(CBS) — Cook County animal control officers who are assigned government cars are paid for commuting to work and for commuting home.
WBBM’s Steve Miller looks at a new report that raises questions among some county commissioners.
Cook County’s Independent Inspector General is out with a report on the Department of Animal and Rabies Control. It identifies a “major area of concern” — Animal control officers are allowed to start and complete their workdays from their residences.
They “are commuting both to and from their residences to their work location on County time,” the report says. This amounts to approximately three hours per day, report says.
“If traffic is heavy, causing the animal control officers to arrive late to their residence, they are compensated with compensatory time,” according to the report.
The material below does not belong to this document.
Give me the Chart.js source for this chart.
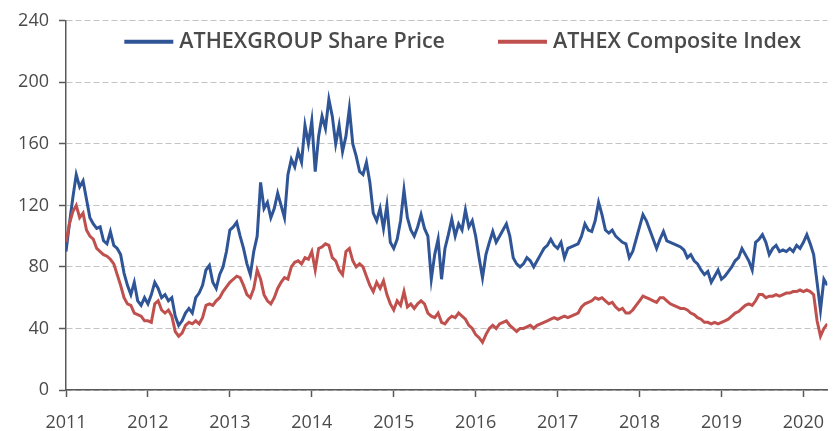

The IG’s 15-page report refers to county animal control as “efficiently operated,” but says there is an “over-reliance on euthanasia.”
“There are worker practices in that department that simply should not be going on and cannot be tolerated,” says Cook County Commissioner John Fritchey, who asked the inspector general to look at the agency. “We need to be very cognizant of what these practices are, how they can be fixed and what they’re costing us.”
A spokesperson for Cook County Board President Toni Preckwinkle says her office is grateful for the examination.
“We will carefully review the OIIG’s document, its findings and recommendations to determine how the Department can build upon its basic mission, plug any gaps in operations, and improve the scope of its services,” the spokesperson said.